Lens API for Machine Learning (Lens-ML)
Please Note - This is an experimental feature - API is subject to change
Introduction
The Lens-ML component allows users to call machine learning libraries as UDFs in Lens queries. At present, we integrate the MLLib library provided in Apache Spark.
With this feature, users can build machine learning models backed by Hive tables, and later call these models via Hive UDFs. Actual model building is done in Spark. Lens takes care of initializing and invoking the Spark code (Lens acts as a Spark shell).
Lens-ML Server API
The Lens-ML component provides a set of REST endpoints for listing, creation and validation of machine learning models and algorithms. Some of them are described below
- /ml/algorithms - give a list of machine learning algorithms which are supported by Lens
- /ml/train - Create a model using an algorithm and backed by a Hive table. This also takes parameters such as list of columns which act as feature variables, name of label column (in case of supervised learning) and algorithm specific tuning parameters. This call creates a Spark RDD backed by the Hive table using HCatInputFormat, and runs corresponding trainer in Spark. The eventual model object returned by the Spark environment is associated with a unique ID, and is persisted to HDFS.
- /ml/test - Evaluate a model created in the /train call against a Hive table, and store results into another Hive table. This call takes the model ID, and a Hive table which is used for evaluation purposes. It is assumed that the evaluation table contains all columns (feature and label columns) which were used to generate the model. It creates a Lens query against the evaluation table and applies the model UDF on each record in the table. Output of the query is associated with a test report ID, and stored as a partition (with the same ID) in an output table. This call returns the report ID to the user.

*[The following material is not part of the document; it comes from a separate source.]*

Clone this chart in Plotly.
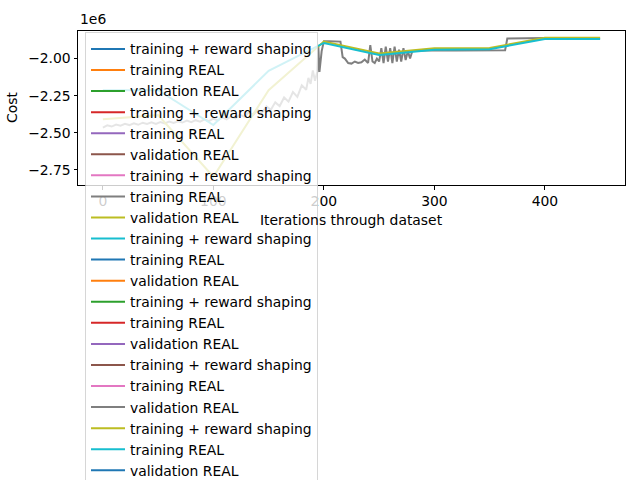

- /ml/models - Retrieve model metadata for an algorithm and by model ID
- /ml/reports - Retrieve model evaluation reports by algorithm or report ID
Lens-ML Client API
We also provide a client library to call the server side REST api. The LensML interface can be used to invoke server side REST APIs. The same interface can also be used by other Lens server modules to invoke these APIs in the Lens server process itself. To access an instance of the Lens-ML service in the Lens server, user can use the ServiceProvider interface.
Model UDF
Each train call creates an ML model which can be identified by a unique ID. This model can be invoked in any Hive query using the predict UDF. This UDF take the model ID and feature and label column names. Once a model is generated it can be invoked in any Lens query (at the time of writing only queries which run on the Hive backend are supported) without having to invoke Spark again.
Deployment
- Enable the ML service by adding it to the list of services brought up by lens-server. (lens.server.servicenames)
- Enable the ML resource by adding it to the list of resources brought up by lens-server (lens.server.ws.resourcenames)
- Lens-ML specific configuration -
- ML Driver - lens.ml.drivers - Currently only org.apache.lens.ml.spark.SparkMLDriver is available.
- Spark master setting - lens.ml.sparkdriver.spark.master - Specify the mode in which Spark will be invoked this can take values acceptable by the Spark master config variable in Apache Spark (for local, standalone, and Yarn modes)
An example config is provided in lens-ml-lib/resources/test/lens-site.xml
Spark dependencies need to be provided at run time when starting the Lens server. Care should be taken to make sure that the Spark version matches with the Hadoop and Hive versions used to build Apache Lens. Users may have to rebuild Spark for their version of Hadoop. SPARK_HOME environment variable should be set which points to the Spark installation.